On the 2017 – 2018 tentative budget for SMC, advertising received 10 percent of the $13,264,918 for the Contracts and Services.

“Their ad budget is 10 or 20 times what our ad budget is, so we can’t compete with that,” Clay said.

Pierce advertises with Spectrum Cable for mobile, digital and cable television promotions. Over time, Clay said that she has lessened cable television because digital has grown in recent years.

Clay said Pierce doesn’t have an advertising agency that they can hire for millions of dollars. So she shows real students in all Pierce advertisements.

“They’re in chemistry class, they’re riding horses, they’re welding, they’re nursing, they’re doing all this really fun stuff,” Clay said. “So I can kind of demystify the college experience for you on my budget.”

The budget for marketing and advertising is one thirteenth of one percent of the general fund for the college.

“I know that [Doreen Clay] gets supplemented, so sometimes we have ads targeted to a specific educational program,” said Sheri Berger, the acting college president. “Sometimes there might be other pots of money that we can use to fund marketing efforts.”

With Generation Z coming into college, Clay said advertising has to change in order to grab their attention. The district conducted a media preferences survey of a thousand Pierce College students.

“About what people are watching, looking at where they’re going, what they like, what they don’t like. For example, of course they’re watching Netflix, but there’s no advertising right now on Netflix. So I can’t advertise there,” Clay said. “That’s another thing you learn is there’s no one place to find Gen Z, they’re all over the place.”

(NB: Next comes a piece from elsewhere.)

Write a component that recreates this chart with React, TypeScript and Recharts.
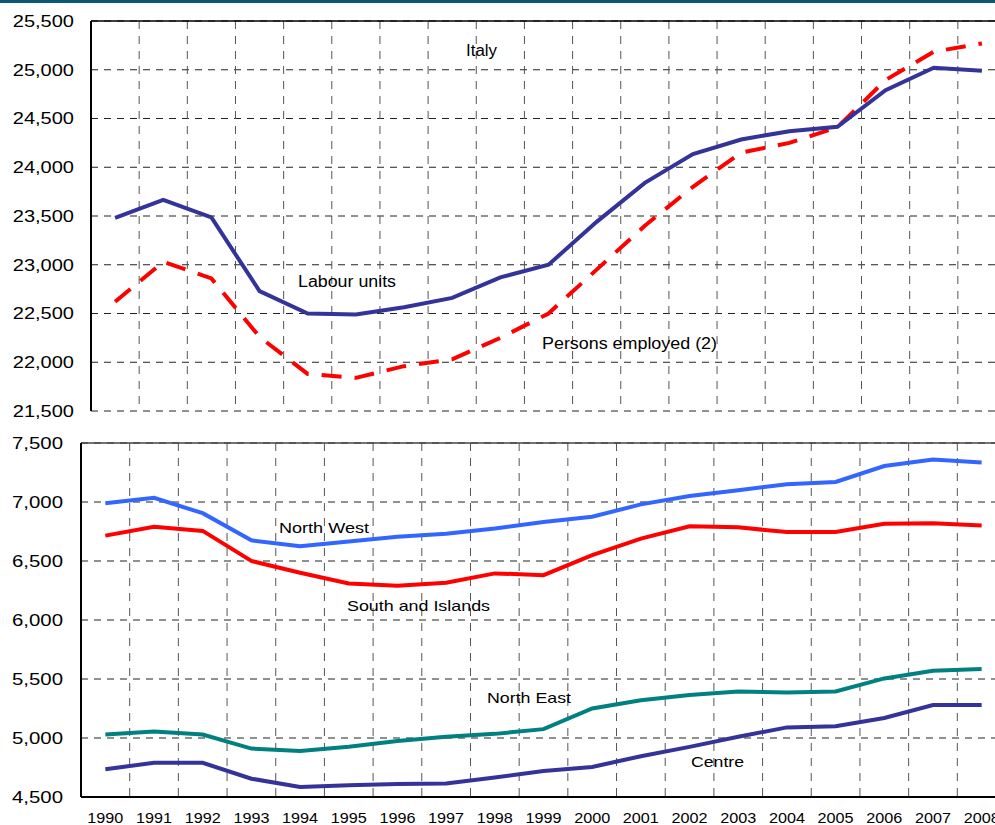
import { LineChart, Line, XAxis, YAxis, CartesianGrid, ReferenceLine } from 'recharts';

const years = [
  '1990', '1991', '1992', '1993', '1994', '1995', '1996', '1997', '1998', '1999',
  '2000', '2001', '2002', '2003', '2004', '2005', '2006', '2007', '2008',
];

// Italy, thousands
const labourUnits = [
  23480, 23665, 23485, 22730, 22500, 22490, 22565, 22660, 22870, 23000,
  23440, 23840, 24135, 24285, 24370, 24415, 24790, 25020, 24990,
];
const personsEmployed = [
  22620, 23030, 22860, 22260, 21880, 21840, 21960, 22030, 22250, 22500,
  22950, 23400, 23800, 24150, 24250, 24410, 24895, 25185, 25270,
];

// areas, labour units
const northWest = [
  6990, 7035, 6905, 6675, 6625, 6665, 6705, 6730, 6775, 6830,
  6875, 6980, 7050, 7100, 7150, 7170, 7305, 7360, 7335,
];
const southIslands = [
  6715, 6790, 6755, 6500, 6400, 6310, 6290, 6315, 6395, 6380,
  6550, 6690, 6795, 6785, 6745, 6745, 6815, 6820, 6800,
];
const northEast = [
  5030, 5055, 5030, 4910, 4890, 4925, 4975, 5010, 5035, 5075,
  5250, 5320, 5365, 5395, 5385, 5395, 5505, 5570, 5585,
];
const centre = [
  4735, 4790, 4790, 4655, 4585, 4600, 4610, 4615, 4665, 4720,
  4755, 4845, 4925, 5010, 5090, 5100, 5170, 5280, 5280,
];

const topTicks = [21500, 22000, 22500, 23000, 23500, 24000, 24500, 25000, 25500];
const bottomTicks = [4500, 5000, 5500, 6000, 6500, 7000, 7500];

const topData = years.map((year, i) => ({
  year,
  labour: labourUnits[i],
  persons: personsEmployed[i],
}));

const bottomData = years.map((year, i) => ({
  year,
  nw: northWest[i],
  south: southIslands[i],
  ne: northEast[i],
  centre: centre[i],
}));

const FONT = '"Liberation Sans", Arial, sans-serif';

const fmt = (v: number) => v.toLocaleString('en-US');

// grid lines sit on the borders between years, not on the points
const bandEdges = ({ offset }: any) => {
  const n = years.length;
  const out: number[] = [];
  for (let i = 1; i < n; i++) out.push(offset.left + (offset.width * i) / n);
  return out;
};

const YTick = ({ x, y, payload }: any) => {
  const label = fmt(payload.value);
  return (
    <text
      x={x}
      y={y}
      dy="0.36em"
      textAnchor="end"
      fontSize={16}
      fontFamily={FONT}
      fill="#000"
      textLength={label.length * 10.2}
      lengthAdjust="spacingAndGlyphs"
    >
      {label}
    </text>
  );
};

const XTick = ({ x, y, payload }: any) => (
  <text
    x={x}
    y={y + 26}
    textAnchor="middle"
    fontSize={15}
    fontFamily={FONT}
    fill="#000"
    textLength={36}
    lengthAdjust="spacingAndGlyphs"
  >
    {payload.value}
  </text>
);

const labels = [
  { text: 'Italy', x: 466, y: 56, w: 31, size: 16 },
  { text: 'Labour units', x: 298, y: 287, w: 98, size: 16 },
  { text: 'Persons employed (2)', x: 542, y: 349, w: 175, size: 16 },
  { text: 'North West', x: 279, y: 533, w: 90, size: 15 },
  { text: 'South and Islands', x: 347, y: 611, w: 143, size: 15 },
  { text: 'North East', x: 487, y: 703, w: 84, size: 15 },
  { text: 'Centre', x: 691, y: 767, w: 53, size: 15 },
];

export default function App() {
  return (
    <div
      style={{
        position: 'absolute',
        left: 0,
        top: 0,
        width: 995,
        height: 825,
        overflow: 'hidden',
        background: '#fff',
      }}
    >
      <div style={{ position: 'absolute', left: 0, top: 0, width: 995, height: 3, background: '#0b5877' }} />

      <div style={{ position: 'absolute', left: 0, top: 0 }}>
        <LineChart width={1010} height={424} data={topData} margin={{ top: 21, right: 4, bottom: 13, left: 0 }}>
          <CartesianGrid vertical={false} stroke="#222" strokeDasharray="7 6" />
          <CartesianGrid horizontal={false} stroke="#555" strokeDasharray="8 7" verticalCoordinatesGenerator={bandEdges} />
          <XAxis
            dataKey="year"
            scale="band"
            height={0}
            tick={false}
            tickLine={false}
            axisLine={{ stroke: '#000', strokeWidth: 2 }}
          />
          <YAxis
            width={91}
            domain={[21500, 25500]}
            ticks={topTicks}
            interval={0}
            tick={<YTick />}
            tickSize={0}
            tickMargin={17}
            tickLine={false}
            axisLine={{ stroke: '#000', strokeWidth: 2 }}
          />
          <ReferenceLine y={25500} stroke="#000" strokeWidth={1.5} />
          <Line
            type="linear"
            dataKey="persons"
            stroke="#ff0000"
            strokeWidth={4}
            strokeDasharray="20 13"
            dot={false}
            isAnimationActive={false}
          />
          <Line
            type="linear"
            dataKey="labour"
            stroke="#333399"
            strokeWidth={4}
            dot={false}
            isAnimationActive={false}
          />
        </LineChart>
      </div>

      <div style={{ position: 'absolute', left: 0, top: 425 }}>
        <LineChart width={1010} height={402} data={bottomData} margin={{ top: 18, right: 4, bottom: 0, left: 0 }}>
          <CartesianGrid vertical={false} stroke="#222" strokeDasharray="7 6" />
          <CartesianGrid horizontal={false} stroke="#555" strokeDasharray="8 7" verticalCoordinatesGenerator={bandEdges} />
          <XAxis
            dataKey="year"
            scale="band"
            height={30}
            interval={0}
            tick={<XTick />}
            tickSize={0}
            tickMargin={0}
            tickLine={false}
            axisLine={{ stroke: '#000', strokeWidth: 2 }}
          />
          <YAxis
            width={81}
            domain={[4500, 7500]}
            ticks={bottomTicks}
            interval={0}
            tick={<YTick />}
            tickSize={0}
            tickMargin={18}
            tickLine={false}
            axisLine={{ stroke: '#000', strokeWidth: 2 }}
          />
          <ReferenceLine y={7500} stroke="#444" strokeWidth={1.5} />
          <Line type="linear" dataKey="nw" stroke="#3366ff" strokeWidth={4} dot={false} isAnimationActive={false} />
          <Line type="linear" dataKey="south" stroke="#ff0000" strokeWidth={4} dot={false} isAnimationActive={false} />
          <Line type="linear" dataKey="ne" stroke="#008080" strokeWidth={4} dot={false} isAnimationActive={false} />
          <Line type="linear" dataKey="centre" stroke="#333399" strokeWidth={4} dot={false} isAnimationActive={false} />
        </LineChart>
      </div>

      <svg
        width={995}
        height={825}
        style={{ position: 'absolute', left: 0, top: 0, pointerEvents: 'none' }}
      >
        {labels.map((l) => (
          <text
            key={l.text}
            x={l.x}
            y={l.y}
            fontSize={l.size}
            fontFamily={FONT}
            fill="#000"
            textLength={l.w}
            lengthAdjust="spacingAndGlyphs"
          >
            {l.text}
          </text>
        ))}
      </svg>
    </div>
  );
}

Because Pierce is one of the nine community colleges in LACCD, it does not compete for students from sister schools. The campus uses geofencing and geotagging to highlight certain areas that we can advertise toward.

“We are geofencing all of our feeder high schools, so students that go to our feeder high schools will be tagged and then when they go elsewhere they will be served our digital ads,” Clay said.

Geofencing is a location-based service in which an app or other software uses GPS, RFID, Wi-Fi or cellular data to trigger a pre-programmed action when a mobile device or RFID tag enters or exits a virtual boundary set up around a geographical location, known as a geofence, according to CIO magazine’s website.

Clay said she uses a variety of methods to reach students and when they see the advertisements for Pierce, she wants them to see who attends the school and what it has to offer.

“I want them to see other people that are just like them that are being successful,” Clay said. “I want them to be unafraid to come here and take a chance and follow their dreams.”

Berger said that even though we have a high transfer rate, it’s not the only area of the school we should focus on promoting and highlighting. Getting information out about certain areas on campus may be difficult, but Berger said that’s something we need to focus on, such as career technology programs.

“We are comprehensive in the education that we are providing,” Berger said. “How do we get that message out and how do we get it to the right people? If you’re a high school student wanting to transfer, how do I get you that message versus the career technical one?”